Sessions Delivers on Immigration Judges

Boosting the number of adjudicators is crucial to cutting the backlog

By Andrew R. Arthur on October 31, 2018

In a July 2017 Backgrounder captioned "The Massive Increase in the Immigration Court Backlog, Its Causes and Solutions", I analyzed the reasons why the immigration court backlog, which was identified by the Government Accountability Office (GAO) in a June 2017 report, had grown so large, more than doubling between FY 2006 and FY 2015. The first factor that I identified was a lack of resources, and in particular too few immigration judges (IJs). Attorney General Jeff Sessions has begun to deliver on his promise to fix this problem.

As I stated in that Backgrounder:

There are, simply put, too few judges (and complementary staff) to adequately do the job. With the swearing-in of 11 new IJs in June 2017, there are 326 so-called "adjudicator" IJs, including assistant chief IJs in the field who hear some cases. According to the Transactional Records Access Clearinghouse (TRAC) at Syracuse University, through May 2017, there were 598,943 pending cases in the nation's immigration courts. This means that there are approximately 1,837 pending cases per IJ. GAO determined that the average IJ completed 807 cases in FY 2015. Therefore, even if no new cases were filed, it would take the immigration courts more than two years to complete their pending cases.

Two months before that Backgrounder came out, Attorney General Sessions, speaking in Nogales, Ariz., vowed to hire more 125 IJs in 2017 and 2018. On September 28, 2018, the Executive Office for Immigration Review (EOIR) the Department of Justice (DOJ) agency with jurisdiction over the immigration courts, announced the investiture of its largest class in history: 46 new IJs. This beat EOIR's previous record, set just weeks before, when 44 new IJs were sworn in.

The press release for that latest investiture stated:

"EOIR continues to make great progress in hiring the immigration judges needed to reduce a backlog of more than 760,000 pending immigration court cases," said James McHenry, Director of EOIR. "Alongside our efforts to improve immigration judge productivity and modernize our information technology systems, growing our immigration judge corps remains a top agency priority."

...

"EOIR now has 395 immigration judges, an increase of 30 percent since January 2017," said McHenry. "While we are pleased to welcome this historic class of judges, we are not done and expect additional hiring before the end of this year."

All told, 128 immigration judges have been hired by EOIR since January 2017. Coupled with the technological improvements that McHenry referenced (which he detailed at an "Immigration Newsmaker" event at the National Press Club that I moderated in May 2018), that hiring will slow, and eventually lower, the immigration court caseload, which according to TRAC stood at 764,561 in August 2018.

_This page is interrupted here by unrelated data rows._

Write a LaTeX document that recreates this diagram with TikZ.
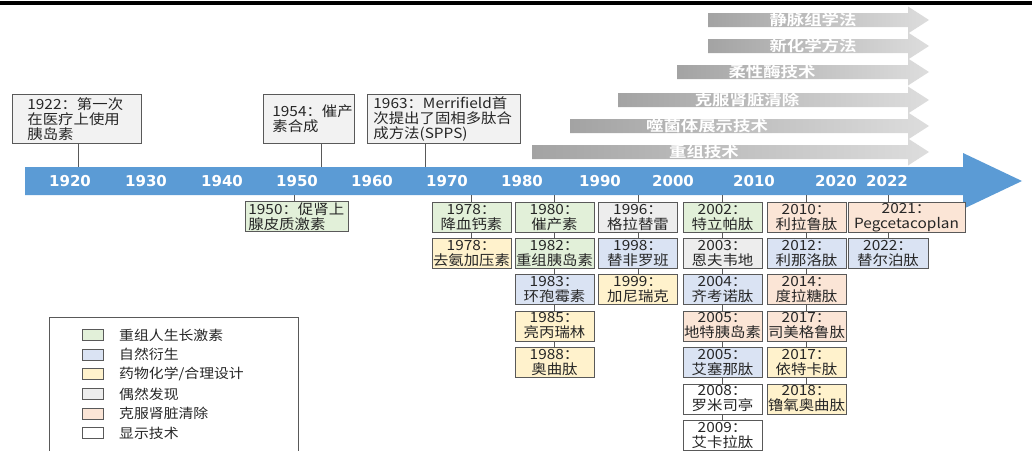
\documentclass[tikz,border=0pt]{standalone}
\usepackage{fontspec}
\newfontfamily\cjk{Noto Sans CJK SC}[FakeStretch=1.1]
\newfontfamily\cjkarrow{Noto Sans CJK SC}[FakeStretch=1.2, BoldFont={Noto Sans CJK SC Bold}]
\newfontfamily\yearf{DejaVu Sans}
\definecolor{bandblue}{HTML}{5B9BD5}
\definecolor{bc}{HTML}{595959}
\definecolor{tc}{HTML}{262626}
\definecolor{cgreen}{HTML}{E2F0D9}
\definecolor{cblue}{HTML}{DAE3F3}
\definecolor{cyellow}{HTML}{FFF2CC}
\definecolor{cgray}{HTML}{EDEDED}
\definecolor{csalmon}{HTML}{FBE5D6}
\definecolor{ctop}{HTML}{F2F2F2}
\definecolor{ga}{HTML}{A3A3A3}
\definecolor{gb}{HTML}{DDDDDD}
\tikzset{
  ev/.style={draw=bc, line width=0.8pt, minimum width=79pt, minimum height=30pt,
    inner sep=0pt, align=center, anchor=north, text=tc,
    font=\cjk\fontsize{14}{15}\selectfont},
  topbox/.style={draw=bc, line width=0.8pt, fill=ctop, anchor=north west,
    inner ysep=0pt, align=left, text=tc, font=\cjk\fontsize{14}{15}\selectfont},
  conn/.style={draw=bc, line width=0.8pt},
  yr/.style={text=white, font=\yearf\bfseries\fontsize{15}{15}\selectfont, inner sep=0pt},
  arrtext/.style={text=white, font=\cjkarrow\bfseries\fontsize{14.5}{15}\selectfont, inner sep=0pt},
  sw/.style={draw=bc, line width=0.8pt, minimum width=21pt, minimum height=11pt, inner sep=0pt},
  legtext/.style={anchor=west, inner sep=0pt, text=tc, font=\cjk\fontsize{13.5}{15}\selectfont},
}
\begin{document}
\begin{tikzpicture}[x=1pt,y=-1pt]
\useasboundingbox (0,0) rectangle (1032,450);
% top rule
\fill[black] (0,1) rectangle (1032,4.5);

% gray technology arrows
\foreach \l/\c/\t/\n [count=\i] in {708/20/813/静脉组学法, 708/46/813/新化学方法, 677/72/772/柔性酶技术, 618/100/747/克服肾脏清除, 570/126/707/噬菌体展示技术, 532/152/704/重组技术}{
  \shade[left color=ga, right color=gb] (\l,\c-7) -- (908,\c-7) -- (908,\c-13.5) -- (929,\c) -- (908,\c+13.5) -- (908,\c+7) -- (\l,\c+7) -- cycle;
  \node[arrtext] (g\i) at (\t,\c) {\n};
}

% main timeline band
\fill[bandblue] (25,167) -- (963,167) -- (963,153) -- (1022,181) -- (963,209) -- (963,195) -- (25,195) -- cycle;
\foreach \x/\y in {70/1920, 146/1930, 222/1940, 297/1950, 372/1960, 447/1970, 522/1980, 600/1990, 673/2000, 754/2010, 836/2020, 887/2022}{
  \node[yr] (y\y) at (\x,181) {\y};
}

% upper event boxes
\node[topbox, minimum width=129pt, minimum height=49pt, inner xsep=15pt, text width=99pt] (t1922) at (12,94) {1922：第一次\\在医疗上使用\\胰岛素};
\node[topbox, minimum width=91pt, minimum height=49pt, inner xsep=9pt, text width=73pt] (t1954) at (263,94) {1954：催产\\素合成};
\node[topbox, minimum width=153pt, minimum height=49pt, inner xsep=6pt, text width=141pt] (t1963) at (367,94) {1963：Merrifield首\\次提出了固相多肽合\\成方法(SPPS)};
\coordinate (u1922) at (78,167);
\coordinate (u1954) at (321,167);
\coordinate (u1963) at (425,167);
\draw[conn] (u1922 |- t1922.south) -- (u1922);
\draw[conn] (u1954 |- t1954.south) -- (u1954);
\draw[conn] (u1963 |- t1963.south) -- (u1963);

% 1950 box
\node[ev, fill=cgreen, minimum width=103pt, anchor=north west, align=left, inner xsep=3pt, text width=97pt] (e1950) at (245,201) {1950：促肾上\\腺皮质激素};
\coordinate (d1950) at (294,195);
\draw[conn] (d1950) -- (d1950 |- e1950.north);

% column A
\coordinate (bA) at (471.5,195);
\node[ev, fill=cgreen] (a1) at (471.5,202) {1978：\\降血钙素};
\node[ev, fill=cyellow] (a2) at (471.5,238) {1978：\\去氨加压素};
\draw[conn] (bA) -- (a1) (a1) -- (a2);

% column B
\coordinate (bB) at (554.5,195);
\node[ev, fill=cgreen] (b1) at (554.5,202) {1980：\\催产素};
\node[ev, fill=cgreen] (b2) at (554.5,238) {1982：\\重组胰岛素};
\node[ev, fill=cblue] (b3) at (554.5,274) {1983：\\环孢霉素};
\node[ev, fill=cyellow] (b4) at (554.5,310.5) {1985：\\亮丙瑞林};
\node[ev, fill=cyellow] (b5) at (554.5,347) {1988：\\奥曲肽};
\draw[conn] (bB) -- (b1) (b1) -- (b2) (b2) -- (b3) (b3) -- (b4) (b4) -- (b5);

% column C
\coordinate (bC) at (638,195);
\node[ev, fill=cgray] (c1) at (638,202) {1996：\\格拉替雷};
\node[ev, fill=cblue] (c2) at (638,238) {1998：\\替非罗班};
\node[ev, fill=cyellow] (c3) at (638,274) {1999：\\加尼瑞克};
\draw[conn] (bC) -- (c1) (c1) -- (c2) (c2) -- (c3);

% column D
\coordinate (bD) at (722.5,195);
\node[ev, fill=cgreen] (d1) at (722.5,202) {2002：\\特立帕肽};
\node[ev, fill=cgray] (d2) at (722.5,238) {2003：\\恩夫韦地};
\node[ev, fill=cblue] (d3) at (722.5,274) {2004：\\齐考诺肽};
\node[ev, fill=csalmon] (d4) at (722.5,310.5) {2005：\\地特胰岛素};
\node[ev, fill=cblue] (d5) at (722.5,347) {2005：\\艾塞那肽};
\node[ev, fill=white] (d6) at (722.5,383.5) {2008：\\罗米司亭};
\node[ev, fill=white] (d7) at (722.5,420) {2009：\\艾卡拉肽};
\draw[conn] (bD) -- (d1) (d1) -- (d2) (d2) -- (d3) (d3) -- (d4) (d4) -- (d5) (d5) -- (d6) (d6) -- (d7);

% column E
\coordinate (bE) at (806.5,195);
\node[ev, fill=csalmon] (e1) at (806.5,202) {2010：\\利拉鲁肽};
\node[ev, fill=cblue] (e2) at (806.5,238) {2012：\\利那洛肽};
\node[ev, fill=csalmon] (e3) at (806.5,274) {2014：\\度拉糖肽};
\node[ev, fill=csalmon] (e4) at (806.5,310.5) {2017：\\司美格鲁肽};
\node[ev, fill=cyellow] (e5) at (806.5,347) {2017：\\依特卡肽};
\node[ev, fill=cyellow] (e6) at (806.5,383.5) {2018：\\镥氧奥曲肽};
\draw[conn] (bE) -- (e1) (e1) -- (e2) (e2) -- (e3) (e3) -- (e4) (e4) -- (e5) (e5) -- (e6);

% column F
\coordinate (bF) at (888,195);
\node[ev, fill=csalmon, minimum width=117pt] (f1) at (906.5,202) {2021：\\Pegcetacoplan};
\node[ev, fill=cblue, minimum width=80pt] (f2) at (888,238) {2022：\\替尔泊肽};
\draw[conn] (bF) -- (bF |- f1.north) (f2.north |- f1.south) -- (f2.north);

% legend
\draw[draw=bc, line width=0.8pt] (49,455) -- (49,317) -- (298,317) -- (298,455);
\foreach \c/\t [count=\i] in {cgreen/{重组人生长激素}, cblue/{自然衍生}, cyellow/{药物化学/合理设计}, cgray/{偶然发现}, csalmon/{克服肾脏清除}, white/{显示技术}}{
  \node[sw, fill=\c] (s\i) at (92.5,{315.5+19.6*\i}) {};
  \node[legtext] (l\i) at (119,{315.5+19.6*\i}) {\t};
}
\end{tikzpicture}
\end{document}
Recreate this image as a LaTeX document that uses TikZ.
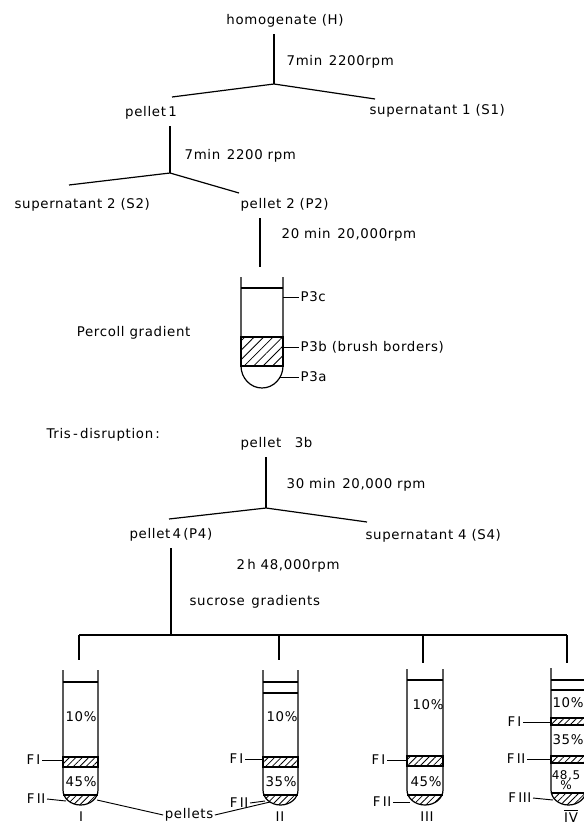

Retirements and attrition will continue take their toll on the immigration judge corps. For that reason, EOIR will need to continue its efforts to add more IJs to the bench. In his Nogales speech, Sessions stated that DOJ had implemented a new plan that would streamline the hiring of those judges. As he explained: "It requires just as much vetting as before, but reduces the timeline, reflecting the dire need to reduce the backlogs in our immigration courts."

Hiring of immigration judges had been identified as a weakness by GAO in its June 2017 report. Specifically, it stated:

[O]ur analysis of EOIR hiring data found that from 2011 to August 2016, EOIR took an average of more than 2 years — 742 days — to hire new immigration judges. According to EOIR officials, this time period included a 3-year hiring freeze from January 2011 through February 2014 that prolonged the hiring process. When we only included hires initiated after the hiring freeze ended in February 2014, we found that EOIR took an average of 647 days to hire an immigration judge.

It is unreasonable to expect any lawyer, particularly those lawyers with the specific qualifications to be an IJ, to wait more than two years for EOIR to make a hiring decision. Simply put, people need to get on with their lives and careers. By paring down the amount of time that it takes to make the hiring decision, DOJ will logically be able to hire a more qualified class of applicants.

Further, there are safeguards in place to ensure that this shortened time frame for hiring does not impact the quality of IJs appointed to the court. In particular, as the Catholic Legal Immigration Network Inc. (CLINIC) has noted: "Newly appointed IJs are subject to a two-year probationary period, during which time they can be terminated from the position fairly easily."

Regrettably, it is rare to expect any government official to meet, let alone exceed, his or her promises. The attorney general has done just that, by hiring 128 immigration judges in less than two years. In the interests of justice, I hope it is just a start.